EUROPE - Finnish pensions insurer Veritas has sold a 113-asset portfolio to German fund manager Patrizia in the first residential deal involving an investor based outside the region.

Although the parties agreed not to disclose figures, the acquisition will make up a third of a new €400m pan-European residential fund - that is, around €130m.
A spokeswoman for Veritas said: "We just had too much residential and too much real estate.

"Because we're a pension insurance company, we're required to diversify and not put too much in one asset class. 

"Most pensions investors have smaller real estate portfolios than we do."
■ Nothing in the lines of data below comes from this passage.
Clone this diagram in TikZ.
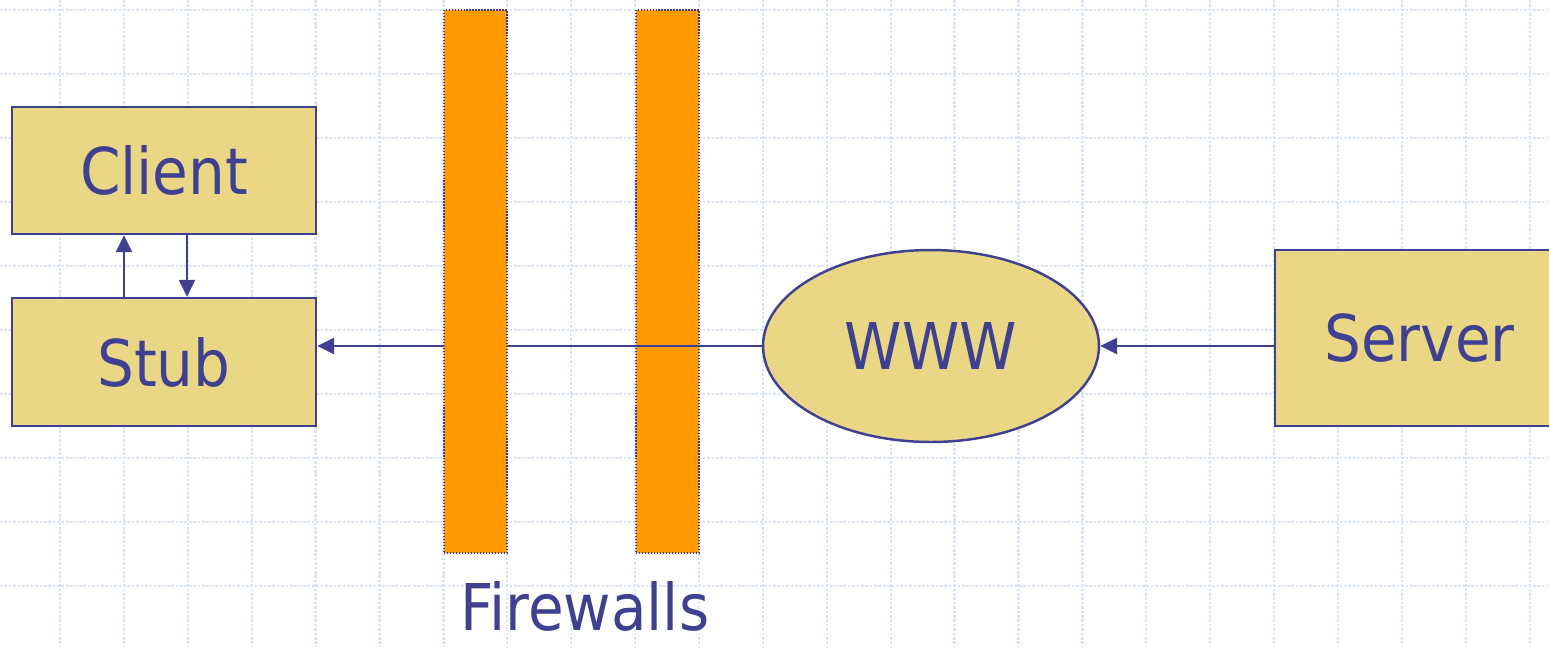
\documentclass[tikz,border=0pt]{standalone}
\usepackage{fontspec}
\setmainfont{DejaVu Sans Condensed}
\usepackage{tikz}
\usetikzlibrary{arrows.meta,shapes.geometric,calc}

\definecolor{ink}{RGB}{64,64,144}
\definecolor{sand}{RGB}{234,215,133}
\definecolor{fire}{RGB}{255,153,0}
\definecolor{gridblue}{RGB}{218,226,252}

\begin{document}
\begin{tikzpicture}[x=0.02cm,y=-0.02cm,>={Triangle[length=0.34cm,width=0.32cm]},
    box/.style={draw=ink,fill=sand,line width=1.4pt,text=ink,inner sep=0pt,font=\fontsize{36.7}{44}\selectfont},
    wall/.style={draw=ink,densely dotted,fill=fire,line width=0.7pt,inner sep=0pt,minimum width=1.26cm,minimum height=10.86cm},
    link/.style={->,draw=ink,line width=1.4pt},
    gridline/.style={draw=gridblue,line width=1.3pt,dash pattern=on 1.5pt off 1pt}]
  \useasboundingbox (0,0) rectangle (1549,647);
  % background grid
  \foreach \i in {0,...,23} \draw[gridline] ({60+63.9*\i},0) -- ({60+63.9*\i},647);
  \foreach \j in {0,...,9} \draw[gridline] (0,{10+64*\j}) -- (1549,{10+64*\j});

  \node[box,minimum width=6.08cm,minimum height=2.54cm] (client) at (164,170.5) {Client};
  \node[box,minimum width=6.08cm,minimum height=2.56cm] (stub) at (164,362) {Stub};
  \node[box,ellipse,minimum width=6.72cm,minimum height=3.84cm] (www) at (931,346) {WWW};
  \node[box,minimum width=5.78cm,minimum height=3.52cm] (server) at (1419.5,338) {Server};
  \node[wall] (fw2) at (667.5,281.5) {};

  \draw[link] ([xshift=-0.8cm]stub.north) -- ([xshift=-0.8cm]client.south);
  \draw[link] ([xshift=0.46cm]client.south) -- ([xshift=0.46cm]stub.north);
  \draw[link] (www.west) -- (www.west -| stub.east);
  \draw[link] (www.east -| server.west) -- (www.east);

  % first wall sits on top of the line
  \node[wall] (fw1) at (475.5,281.5) {};
  \node[text=ink,anchor=base,inner sep=0pt,font=\fontsize{36.7}{44}\selectfont] (walls) at (585,630) {Firewalls};
\end{tikzpicture}
\end{document}
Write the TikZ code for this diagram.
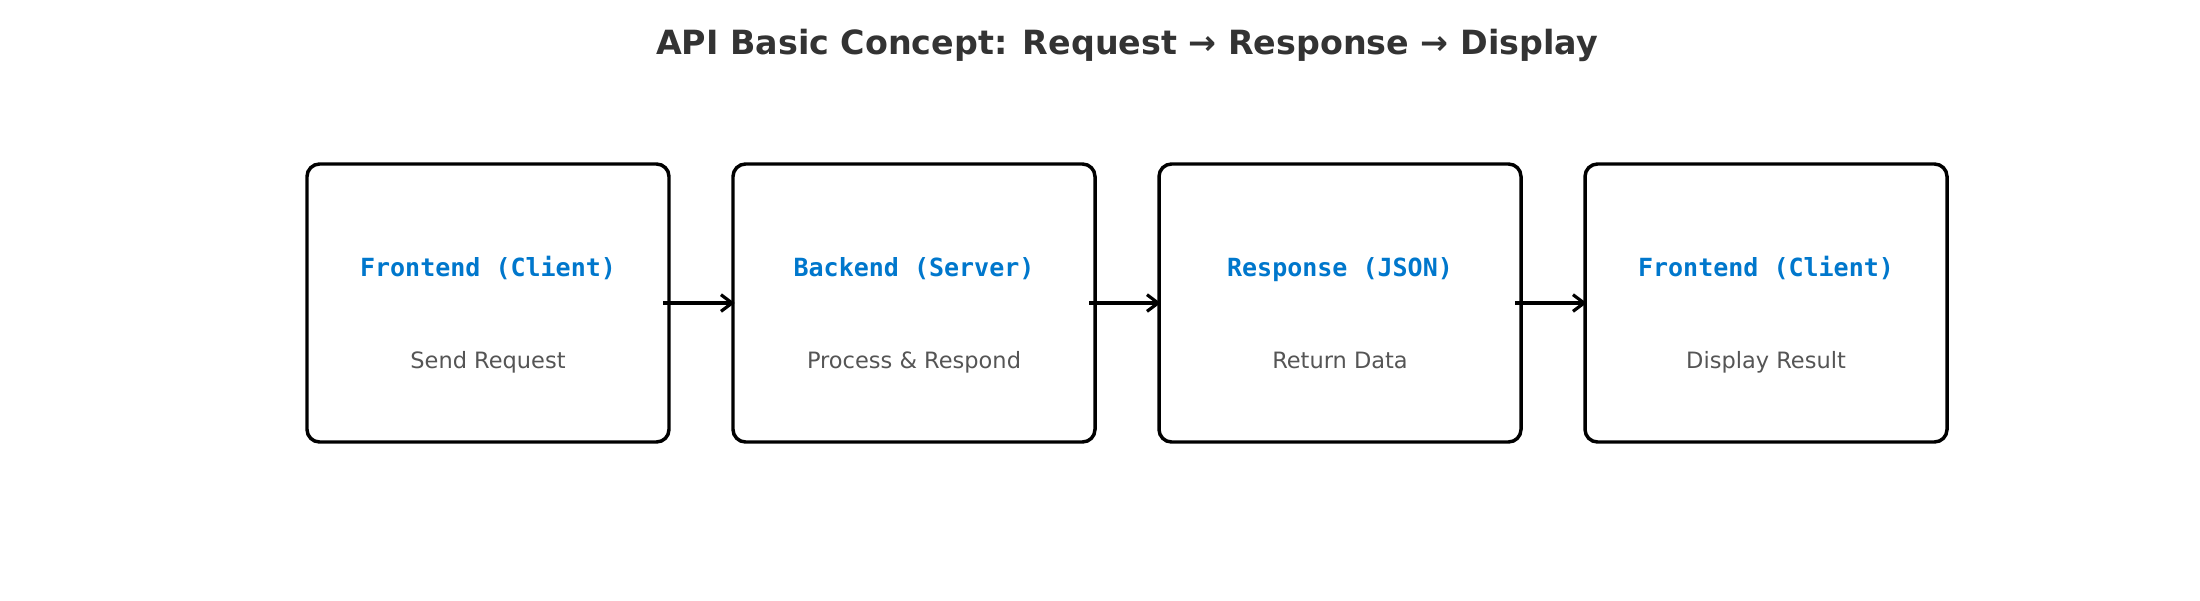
\documentclass[tikz,border=0pt]{standalone}
\usepackage{fontspec}
\setmainfont{DejaVu Sans}
\newfontfamily\monob{DejaVu Sans Mono}
\usetikzlibrary{arrows.meta}
\definecolor{titlec}{HTML}{333333}
\definecolor{bluec}{HTML}{0077CC}
\definecolor{subc}{HTML}{555555}
\tikzset{
  box/.style={draw=black, line width=2.5pt, rounded corners=9pt, minimum width=362*0.72pt, minimum height=278*0.72pt, inner sep=0pt},
  head/.style={text=bluec, font=\monob\bfseries\fontsize{18pt}{21pt}\selectfont, text height=0.76em, text depth=0.24em, inner sep=0pt},
  sub/.style={text=subc, font=\fontsize{16.2pt}{19pt}\selectfont, text height=0.76em, text depth=0.24em, inner sep=0pt},
  conn/.style={line width=2.3pt, -{Straight Barb[length=8pt,width=12pt,line width=2.3pt]}},
}
\begin{document}
\begin{tikzpicture}[x=0.72pt,y=-0.72pt]
\useasboundingbox (0,0) rectangle (2200,600);
\node[text=titlec, font=\bfseries\fontsize{24pt}{28pt}\selectfont] (title) at (1127,45) {API Basic Concept: Request → Response → Display};
\foreach \i/\cx/\h/\s in {1/488/Frontend (Client)/Send Request, 2/914/Backend (Server)/Process \& Respond, 3/1340/Response (JSON)/Return Data, 4/1766/Frontend (Client)/Display Result}{
  \node[box] (b\i) at (\cx,303) {};
  \node[head] (h\i) at (\cx,272.5) {\h};
  \node[sub] (s\i) at (\cx,365) {\s};
}
\draw[conn] ([xshift=-5.5pt]b1.east) -- ([xshift=2.5pt]b2.west);
\draw[conn] ([xshift=-5.5pt]b2.east) -- ([xshift=2.5pt]b3.west);
\draw[conn] ([xshift=-5.5pt]b3.east) -- ([xshift=2.5pt]b4.west);
\end{tikzpicture}
\end{document}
The sale has reduced the insurer's real estate allocation from just over 21% to 18% of a €1.6bn portfolio.

Patrizia adds the acquisition to a portfolio already worth €3bn.

It acquired the asset for a specialist fund, Euro City Residential Fund I, targeting cities with "growth prospects", including Helsinki.

Patrizia spokesman Andreas Menke said: "All the cities have in common that demand will increase and supply is limited.

"In the Helsinki Metropolitan area, we see a big potential for increasing rents due to ongoing urbanisation trends."

Euro City is one of four funds, collectively worth €1.1bn, focused exclusively on residential real estate. The fund targets a yield of 5-5.5% annually over a 10-year period.

Interest to date has come from pension funds and insurance companies across Europe looking for diversification outside their home markets, Menke said.

"With these investments, our investors safeguard their portfolio because residential real estate is a stable value in unstable times and provides a sustainable and calculable income," he added.

The fund manager is currently scouting more acquisitions for the Euro City and other funds, specifically in Helsinki's Metropolitan area.

According to a municipal planning department document drawn up for the area in 2008, the population of Metropolitan will grow by 10% by 2030 to 1.6m.

The city's current 10-year plan, to 2017, estimates the annual addition of 5,000 residential units.

Free-market rental properties account for only 40% of the current stock.

In a separate development, Finnish property investor Sponda announced it has sold a two-hectare plot in Helsinki Metropolitan to developer Skanska Talonrakennus for €6.5m.

The land, which netted Sponda a €2.9m capital gain, has planning permission for housing production worth €3m.

Sponda said the land did not fit with a strategy focused on office, retail and logistics.

The company, which has €2.8bn in assets, counts among its five largest shareholders Finnish insurers Ilmarinen (4.34%) and Varma (0.70%), as well as the Finnish state pension fund VER (0.61%).